Return exactly the lines that run from the beginning through the line containing "(global) at (512,738)", both included, and no others.

╭──

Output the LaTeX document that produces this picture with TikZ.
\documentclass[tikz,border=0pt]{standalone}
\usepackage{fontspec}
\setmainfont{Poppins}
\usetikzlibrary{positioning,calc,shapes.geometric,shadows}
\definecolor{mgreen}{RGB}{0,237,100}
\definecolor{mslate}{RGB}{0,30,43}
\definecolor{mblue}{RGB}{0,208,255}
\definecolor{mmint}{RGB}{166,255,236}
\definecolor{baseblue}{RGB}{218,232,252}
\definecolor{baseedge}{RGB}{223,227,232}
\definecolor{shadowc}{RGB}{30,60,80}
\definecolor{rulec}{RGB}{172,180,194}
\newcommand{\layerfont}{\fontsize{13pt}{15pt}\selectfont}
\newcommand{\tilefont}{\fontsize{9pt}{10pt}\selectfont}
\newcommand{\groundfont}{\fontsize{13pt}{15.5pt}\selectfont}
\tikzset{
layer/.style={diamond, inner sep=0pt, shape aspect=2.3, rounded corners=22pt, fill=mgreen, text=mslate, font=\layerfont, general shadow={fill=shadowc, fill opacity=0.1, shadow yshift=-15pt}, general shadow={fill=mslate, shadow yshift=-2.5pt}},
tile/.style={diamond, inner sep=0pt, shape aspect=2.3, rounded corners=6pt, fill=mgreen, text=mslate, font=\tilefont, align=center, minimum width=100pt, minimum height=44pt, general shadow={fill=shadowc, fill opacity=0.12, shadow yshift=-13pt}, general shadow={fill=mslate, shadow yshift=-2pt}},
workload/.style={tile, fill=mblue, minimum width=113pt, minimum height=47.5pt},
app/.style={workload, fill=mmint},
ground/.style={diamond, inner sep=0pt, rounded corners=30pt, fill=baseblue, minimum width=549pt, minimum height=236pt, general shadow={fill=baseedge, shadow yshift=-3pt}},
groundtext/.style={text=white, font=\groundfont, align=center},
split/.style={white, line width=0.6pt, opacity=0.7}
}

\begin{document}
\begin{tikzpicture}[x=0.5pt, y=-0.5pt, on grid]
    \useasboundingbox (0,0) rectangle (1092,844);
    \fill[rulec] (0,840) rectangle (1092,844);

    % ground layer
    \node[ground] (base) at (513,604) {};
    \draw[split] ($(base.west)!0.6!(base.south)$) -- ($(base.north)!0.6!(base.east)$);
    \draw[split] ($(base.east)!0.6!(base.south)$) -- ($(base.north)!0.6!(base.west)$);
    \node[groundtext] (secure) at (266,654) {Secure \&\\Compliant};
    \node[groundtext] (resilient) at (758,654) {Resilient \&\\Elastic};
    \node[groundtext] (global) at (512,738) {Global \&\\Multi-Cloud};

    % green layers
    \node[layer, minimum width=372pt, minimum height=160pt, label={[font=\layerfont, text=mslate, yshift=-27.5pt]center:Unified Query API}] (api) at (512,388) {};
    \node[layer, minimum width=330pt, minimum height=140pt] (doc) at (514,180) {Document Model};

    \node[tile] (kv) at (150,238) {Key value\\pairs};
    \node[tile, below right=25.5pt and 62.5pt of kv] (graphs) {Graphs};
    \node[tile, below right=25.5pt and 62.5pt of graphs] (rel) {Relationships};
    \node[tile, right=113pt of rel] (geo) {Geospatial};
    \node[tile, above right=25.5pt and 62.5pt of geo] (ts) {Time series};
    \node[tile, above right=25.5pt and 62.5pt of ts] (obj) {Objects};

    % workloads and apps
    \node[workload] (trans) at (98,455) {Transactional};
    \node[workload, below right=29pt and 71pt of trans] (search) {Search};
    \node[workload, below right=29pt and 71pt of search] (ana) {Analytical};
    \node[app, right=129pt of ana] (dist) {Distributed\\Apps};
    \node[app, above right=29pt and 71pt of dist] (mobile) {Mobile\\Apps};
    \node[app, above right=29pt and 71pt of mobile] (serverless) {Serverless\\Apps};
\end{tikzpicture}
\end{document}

╰──

**Correct response**:
Output the LaTeX document that produces this picture with TikZ.
\documentclass[tikz,border=0pt]{standalone}
\usepackage{fontspec}
\setmainfont{Poppins}
\usetikzlibrary{positioning,calc,shapes.geometric,shadows}
\definecolor{mgreen}{RGB}{0,237,100}
\definecolor{mslate}{RGB}{0,30,43}
\definecolor{mblue}{RGB}{0,208,255}
\definecolor{mmint}{RGB}{166,255,236}
\definecolor{baseblue}{RGB}{218,232,252}
\definecolor{baseedge}{RGB}{223,227,232}
\definecolor{shadowc}{RGB}{30,60,80}
\definecolor{rulec}{RGB}{172,180,194}
\newcommand{\layerfont}{\fontsize{13pt}{15pt}\selectfont}
\newcommand{\tilefont}{\fontsize{9pt}{10pt}\selectfont}
\newcommand{\groundfont}{\fontsize{13pt}{15.5pt}\selectfont}
\tikzset{
layer/.style={diamond, inner sep=0pt, shape aspect=2.3, rounded corners=22pt, fill=mgreen, text=mslate, font=\layerfont, general shadow={fill=shadowc, fill opacity=0.1, shadow yshift=-15pt}, general shadow={fill=mslate, shadow yshift=-2.5pt}},
tile/.style={diamond, inner sep=0pt, shape aspect=2.3, rounded corners=6pt, fill=mgreen, text=mslate, font=\tilefont, align=center, minimum width=100pt, minimum height=44pt, general shadow={fill=shadowc, fill opacity=0.12, shadow yshift=-13pt}, general shadow={fill=mslate, shadow yshift=-2pt}},
workload/.style={tile, fill=mblue, minimum width=113pt, minimum height=47.5pt},
app/.style={workload, fill=mmint},
ground/.style={diamond, inner sep=0pt, rounded corners=30pt, fill=baseblue, minimum width=549pt, minimum height=236pt, general shadow={fill=baseedge, shadow yshift=-3pt}},
groundtext/.style={text=white, font=\groundfont, align=center},
split/.style={white, line width=0.6pt, opacity=0.7}
}

\begin{document}
\begin{tikzpicture}[x=0.5pt, y=-0.5pt, on grid]
    \useasboundingbox (0,0) rectangle (1092,844);
    \fill[rulec] (0,840) rectangle (1092,844);

    % ground layer
    \node[ground] (base) at (513,604) {};
    \draw[split] ($(base.west)!0.6!(base.south)$) -- ($(base.north)!0.6!(base.east)$);
    \draw[split] ($(base.east)!0.6!(base.south)$) -- ($(base.north)!0.6!(base.west)$);
    \node[groundtext] (secure) at (266,654) {Secure \&\\Compliant};
    \node[groundtext] (resilient) at (758,654) {Resilient \&\\Elastic};
    \node[groundtext] (global) at (512,738) {Global \&\\Multi-Cloud};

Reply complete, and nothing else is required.